While not substantially new, the strategy is, however, a sensible repackaging of the previously separate data and digital government strategies. It synthesises and articulates the critical elements that need to be in place to deliver against the vision.

The accompanying implementation plan (yet to be developed) will be where the size of the gap between aspirations and the ability to make them a reality will become apparent.

It will require strong political will to tackle the long-standing and systemic problems within the APS – the problems which result in symptoms, referenced in the strategy, such as “lingering outdated technology” and “competing priorities”.

Other symptoms include the acknowledged skills shortages in data, ICT and digital solutions, and the lack of innovation in the APS (although this is only hinted at).

These symptoms are not, at their core, technology or data issues. Rather, they are cultural issues.

Speak to almost any senior data leader — across the public and private sectors — about the challenges they face in assisting organisations to become data-driven, and they will speak about issues stemming from sub-optimal organisational cultures.

Dr Lesley Seebeck’s comments on digital transformation are descriptive of the culture in and around the APS: “The federal government seems stalled, with frustration evident amongst ministers, a well-fed and buoyant consulting industry and a weary resentment within a starved public service.”

So, what needs to be done in the implementation phase to steer this troubled digital ship in the right direction? It is a complex topic, and reductionist, simplistic solutions are not going to be effective.

Australians are, anecdotally, a risk-averse bunch. Certainly, Australian organisations have been slower to adopt AI technology than other countries in developed markets, as Stela Solar, the director of the National AI Centre, points out.

The APS takes conservatism and risk aversion to another level, and there are layers of structure and incentives that continually reinforce this conservatism. Asking the APS to foster a culture of innovation and experimentation, and to be flexible and responsive, as the strategy does, is like asking a wombat to be a fast swimmer. It’s just not built that way.

Shifting the culture of the APS requires strong leadership. A culture of safety needs to be developed, where failures are accepted as a part of learning, and risks can be taken in the knowledge that the appropriate risk management boundaries and fail-safes are in place.

Culture also needs to be responsive to the size and the context of each agency — the smaller agencies already tend to be more flexible and quicker to course correct.

The APS needs a data-literate SES cohort, who understand the risks, threats and opportunities that data combined with technologies such as AI bring.
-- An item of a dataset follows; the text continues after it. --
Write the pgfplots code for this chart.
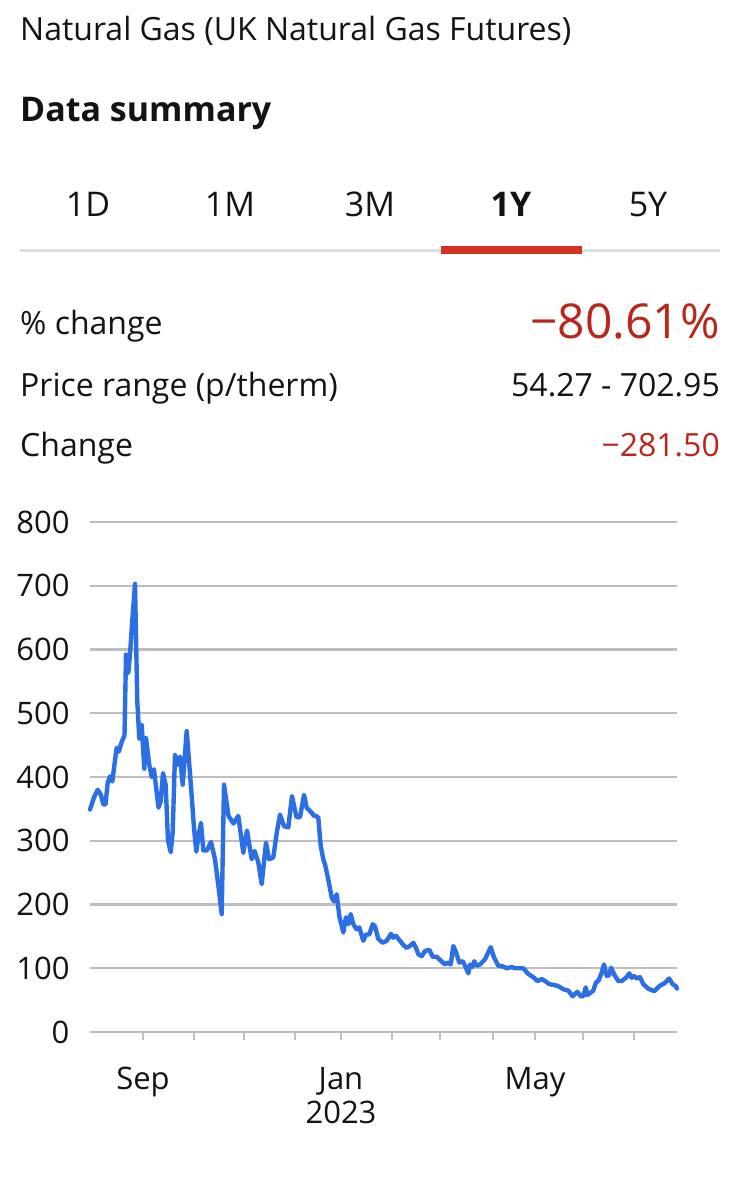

Initiatives such as SES training courses need continued investment to equip the top ranks of the public service for the challenges they will face in delivering on the strategy.

Addressing the “weary resentment” of our workers in “a starved public service” will take a strong political will to address long-standing resourcing issues. Prioritisation of initiatives will be key and a rationalisation of existing projects.

The reliance of the APS on consultants and contractors has been widely discussed in recent weeks. Without both a lift of average staffing level caps for agencies (while the 2023 budget sees a 3% increase across the APS, some agencies have increases while others have decreases in their caps) and a way to provide salaries that match the market, it is unclear where the specialist skills currently provided by contractors and consultants will come from. As the Thodey review of the APS found, highly skilled staff “do not look at the APS as a potential employer“.

The APS budget cycle and model also offer particular challenges for data and technology projects. Large projects to deliver new capabilities are frequently funded through New Policy Proposals (NPPs). The funding to support the new capability once implemented, and to – at the end of its lifecycle – decommission it, is often lacking. This is a contributing factor to the issues with legacy technology mentioned in the strategy.

The strategy will open to stakeholder consultation next month and will also seek views on meaningful actions to help achieve the vision, for inclusion in the accompanying implementation plan.